The Court determines that great weight should be given to the testimony of Mr. Soriano. He was merely an observer to the incident and did not actively take part in the incident. Mr. Moore and Mr. Valladares made written statements which corroborate the testimony of Mr. Soriano. The Court finds that these facts, taken as a whole, illustrate that the plaintiff was not put in a headlock from behind and picked up and dropped by a security officer. Rather, the Court finds that the plaintiff was pushing into the body of, and slapping at the hand of, a fellow patron, a young boy, to get a commemorative pick from Sammy Hagar & the Circle when security personnel intervened to protect the boy from the plaintiff. The Court finds that, with the assistance of Mr. Moore, Mr. Valladares separated the plaintiff from the boy by putting himself between the two and extending his arms so as to distance the plaintiff from himself and the boy. The Court further finds that the plaintiff was never pushed or dropped to the floor by security personnel during this incident. The Court finds that any injuries to the plaintiff’s shoulders and neck were not the result of the events that occurred at the edge of the stage.

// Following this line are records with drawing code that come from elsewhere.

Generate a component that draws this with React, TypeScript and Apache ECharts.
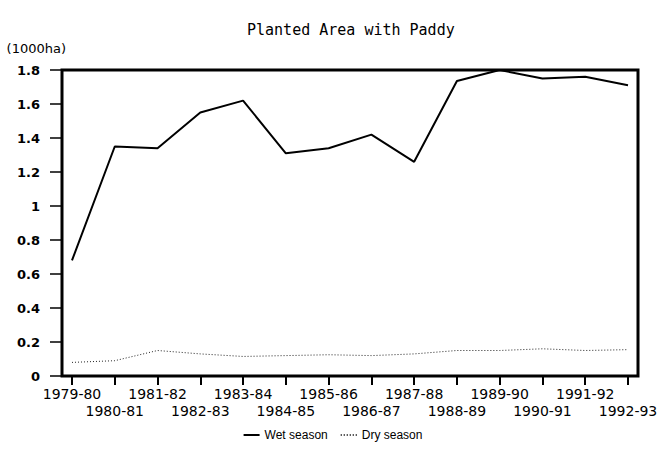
import React, { useEffect, useRef } from "react";
import * as echarts from "echarts";

const categories = [
  "1979-80", "1980-81", "1981-82", "1982-83", "1983-84", "1984-85", "1985-86",
  "1986-87", "1987-88", "1988-89", "1989-90", "1990-91", "1991-92", "1992-93",
];
const wetSeason = [0.68, 1.35, 1.34, 1.55, 1.62, 1.31, 1.34, 1.42, 1.26, 1.735, 1.8, 1.75, 1.76, 1.71];
const drySeason = [0.08, 0.09, 0.15, 0.13, 0.115, 0.12, 0.125, 0.12, 0.13, 0.15, 0.15, 0.16, 0.15, 0.155];

const FONT = "DejaVu Sans";

export default function App() {
  const ref = useRef<HTMLDivElement>(null);
  useEffect(() => {
    if (!ref.current) return;
    const chart = echarts.init(ref.current, null, { renderer: "svg" });
    chart.setOption({
      animation: false,
      backgroundColor: "#ffffff",
      title: {
        text: "Planted Area with Paddy",
        left: 242,
        top: 17,
        textStyle: { fontFamily: "DejaVu Sans Mono", fontSize: 15, fontWeight: "normal", color: "#000" },
      },
      legend: {
        top: 424,
        left: "center",
        itemWidth: 16,
        itemHeight: 8,
        itemGap: 12,
        itemStyle: { opacity: 0 },
        textStyle: { fontFamily: "Liberation Sans", fontSize: 12, color: "#000" },
        data: ["Wet season", "Dry season"],
      },
      grid: [
        { left: 72, right: 37, top: 70, bottom: 90 },
        {
          left: 62,
          right: 27,
          top: 70,
          bottom: 90,
          show: true,
          borderColor: "#000",
          borderWidth: 3,
          backgroundColor: "transparent",
        },
      ],
      xAxis: [
        {
          type: "category",
          gridIndex: 0,
          data: categories,
          boundaryGap: false,
          splitLine: { show: false },
          axisLine: { show: false },
          axisTick: {
            show: true,
            interval: 0,
            length: 9,
            lineStyle: { color: "#000", width: 2 },
          },
          axisLabel: {
            interval: 0,
            margin: 9,
            fontFamily: FONT,
            fontSize: 14,
            color: "#000",
            lineHeight: 17,
            formatter: (v: string, i: number) => (i % 2 === 1 ? "\n" + v : v),
          },
        },
        { type: "value", gridIndex: 1, show: false, min: 0, max: 1 },
      ],
      yAxis: [
        {
          type: "value",
          gridIndex: 0,
          min: 0,
          max: 1.8,
          interval: 0.2,
          offset: 10,
          name: "(1000ha)",
          nameLocation: "end",
          nameGap: 15,
          nameTextStyle: {
            fontFamily: FONT,
            fontSize: 13,
            color: "#000",
            align: "right",
            padding: [0, -4, 0, 0],
          },
          splitLine: { show: false },
          axisLine: { show: false },
          axisTick: { show: true, length: 12, lineStyle: { color: "#000", width: 1.5 } },
          axisLabel: {
            margin: 22,
            fontFamily: FONT,
            fontSize: 13,
            fontWeight: "bold",
            color: "#000",
          },
        },
        { type: "value", gridIndex: 1, show: false, min: 0, max: 1 },
      ],
      series: [
        {
          name: "Wet season",
          type: "line",
          symbol: "none",
          xAxisIndex: 0,
          yAxisIndex: 0,
          data: wetSeason,
          lineStyle: { color: "#000", width: 2 },
          itemStyle: { color: "#000" },
        },
        {
          name: "Dry season",
          type: "line",
          symbol: "none",
          xAxisIndex: 0,
          yAxisIndex: 0,
          data: drySeason,
          lineStyle: { color: "#222", width: 1, type: [1, 2] },
          itemStyle: { color: "#222" },
        },
      ],
    });
    return () => chart.dispose();
  }, []);
  return <div ref={ref} style={{ width: 665, height: 466, position: "absolute", left: 0, top: 0 }} />;
}
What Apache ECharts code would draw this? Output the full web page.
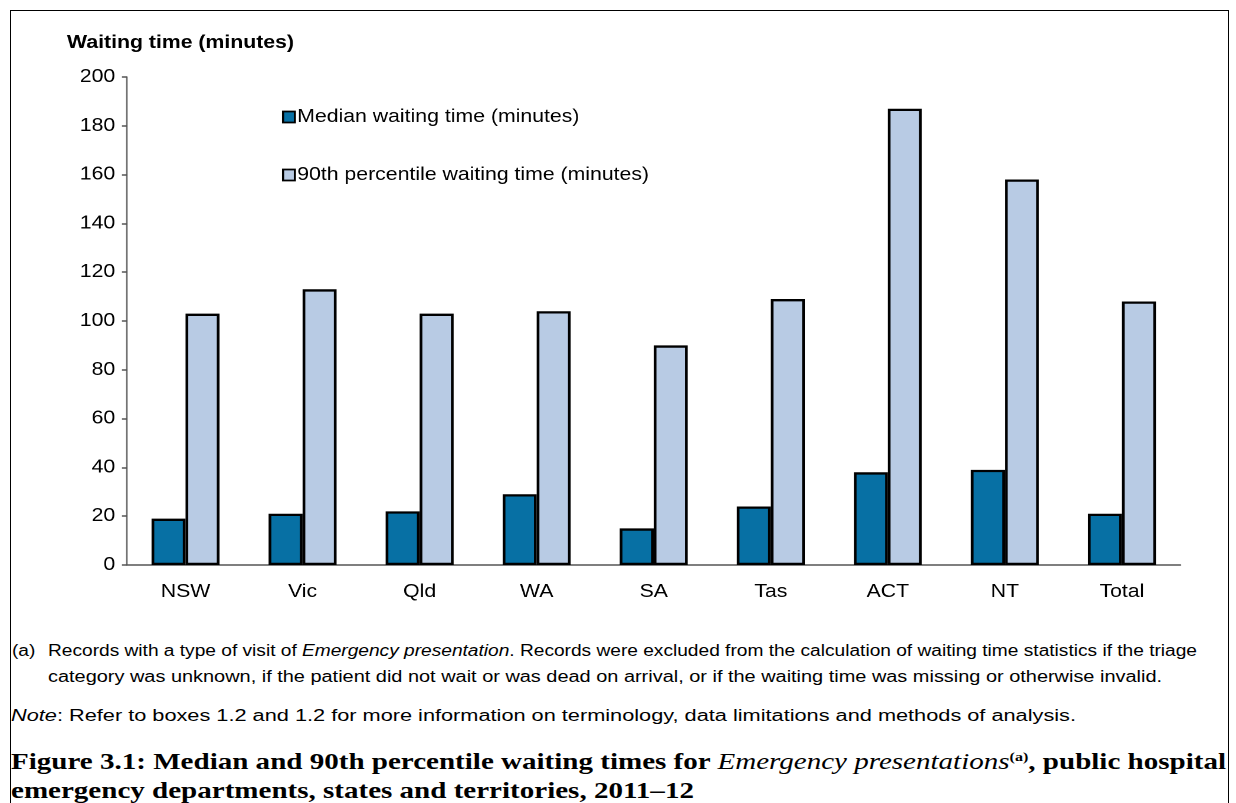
<!DOCTYPE html>
<html>
<head>
<meta charset="utf-8">
<script src="https://cdn.jsdelivr.net/npm/echarts@6/dist/echarts.min.js"></script>
<style>
  html, body { margin: 0; padding: 0; background: #fff; }
  #wrap { position: relative; width: 1236px; height: 803px; overflow: hidden; }
  #frame { position: absolute; left: 10px; top: 10px; width: 1219px; height: 820px; border: 1.5px solid #000; box-sizing: border-box; }
  #chart { position: absolute; left: 0; top: 0; height: 620px; transform-origin: 0 0; }
  .fn { position: absolute; font-family: Arial, "Liberation Sans", sans-serif; font-size: 16px; line-height: 26px; color: #000; white-space: nowrap; transform-origin: 0 0; }
  .title { position: absolute; left: 11px; font-family: "Liberation Serif", "Times New Roman", serif; font-weight: bold; font-size: 23.5px; line-height: 29px; color: #000; white-space: nowrap; transform-origin: 0 0; }
  .title i { font-weight: normal; }
  .title sup { font-size: 13px; line-height: 0; vertical-align: 8px; }
</style>
</head>
<body>
<div id="wrap">
  <div id="frame"></div>
  <div id="chart"></div>
  <div class="fn" id="fa" style="left:12px; top:638px;">(a)</div>
  <div class="fn" id="fl1" style="left:48px; top:638px;">Records with a type of visit of <i>Emergency presentation</i>. Records were excluded from the calculation of waiting time statistics if the triage</div>
  <div class="fn" id="fl2" style="left:48px; top:664px;">category was unknown, if the patient did not wait or was dead on arrival, or if the waiting time was missing or otherwise invalid.</div>
  <div class="fn" id="fnote" style="left:11px; top:703px;"><i>Note</i>: Refer to boxes 1.2 and 1.2 for more information on terminology, data limitations and methods of analysis.</div>
  <div class="title" id="t1" style="top:747px;">Figure 3.1: Median and 90th percentile waiting times for <i>Emergency presentations</i><sup>(a)</sup>, public hospital</div>
  <div class="title" id="t2" style="top:776px;">emergency departments, states and territories, 2011–12</div>
</div>
<script>
const categories = ['NSW', 'Vic', 'Qld', 'WA', 'SA', 'Tas', 'ACT', 'NT', 'Total'];
const medianValues = [19, 21, 22, 29, 15, 24, 38, 39, 21];
const p90Values = [103, 113, 103, 104, 90, 109, 187, 158, 108];
const yTicks = [0, 20, 40, 60, 80, 100, 120, 140, 160, 180, 200];
const seriesNames = ['Median waiting time (minutes)', '90th percentile waiting time (minutes)'];

// The reference artwork is horizontally stretched; draw at natural width, then stretch.
const SX = 1.18;
const W = 1236 / SX;
const el = document.getElementById('chart');
el.style.width = W + 'px';
el.style.transform = 'scaleX(' + SX + ')';

const chart = echarts.init(el, null, { renderer: 'canvas', devicePixelRatio: 2 });
const font = 'Arial, "Liberation Sans", sans-serif';
chart.setOption({
  animation: false,
  grid: { left: 127 / SX, top: 77, right: 55 / SX, bottom: 55, containLabel: false },
  graphic: [{
    type: 'text', left: 67 / SX, top: 34,
    style: { text: 'Waiting time (minutes)', font: 'bold 18px ' + font, fill: '#000' }
  }],
  legend: {
    orient: 'vertical', left: 282 / SX, top: 108, itemGap: 40, padding: 0,
    icon: 'rect', itemWidth: 10, itemHeight: 11,
    itemStyle: { borderWidth: 1.8, borderColor: '#000' },
    textStyle: { fontFamily: font, fontSize: 18, color: '#000', padding: [0, 0, 0, -3] },
    data: seriesNames
  },
  xAxis: {
    type: 'category', data: categories,
    axisLine: { lineStyle: { color: '#555', width: 1.5 } },
    axisTick: { show: false },
    axisLabel: { fontFamily: font, fontSize: 18, color: '#000', margin: 18 }
  },
  yAxis: {
    type: 'value', min: 0, max: 200, interval: 20,
    axisLine: { show: true, lineStyle: { color: '#666', width: 1.3 } },
    axisTick: { show: true, inside: false, length: 4.3, lineStyle: { color: '#555', width: 1.5 } },
    splitLine: { show: false },
    axisLabel: { fontFamily: font, fontSize: 18, color: '#000', margin: 10,
      formatter: v => yTicks.includes(v) ? String(v) : '' }
  },
  series: [
    { name: seriesNames[0], type: 'bar', data: medianValues, barWidth: 34 / SX, barGap: '0%',
      itemStyle: { color: '#0770a4', borderColor: '#000', borderWidth: 2.3 } },
    { name: seriesNames[1], type: 'bar', data: p90Values, barWidth: 34 / SX, barGap: '0%',
      itemStyle: { color: '#b8cbe4', borderColor: '#000', borderWidth: 2.3 } }
  ]
});

// fit the footnote and caption lines to the reference extents
function fitTo(id, right) {
  const e = document.getElementById(id);
  const r = e.getBoundingClientRect();
  const s = (right - r.left) / r.width;
  e.style.transform = 'scaleX(' + s + ')';
  return s;
}
const sfn = fitTo('fl1', 1197);
document.getElementById('fa').style.transform = 'scaleX(' + sfn + ')';
fitTo('fl2', 1162);
fitTo('fnote', 1076);
const st = fitTo('t1', 1226);
document.getElementById('t2').style.transform = 'scaleX(' + st + ')';
</script>
</body>
</html>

The Court finds from the testimony of Mr. Soriano that the security officers used reasonable and necessary force to intervene between the young boy and the plaintiff. The actions of the security officers were not excessive or unreasonable. The plaintiff did not put forth any evidence that the security officers were improperly trained and supervised or that the defendant failed to establish proper policies and procedure for its security officers.
The plaintiff has failed to prove by a preponderance of the evidence that he was injured in any way by the actions of the defendant’s security officers. Judgment shall enter in favor of the defendant Mashantucket Pequot Gaming Enterprise.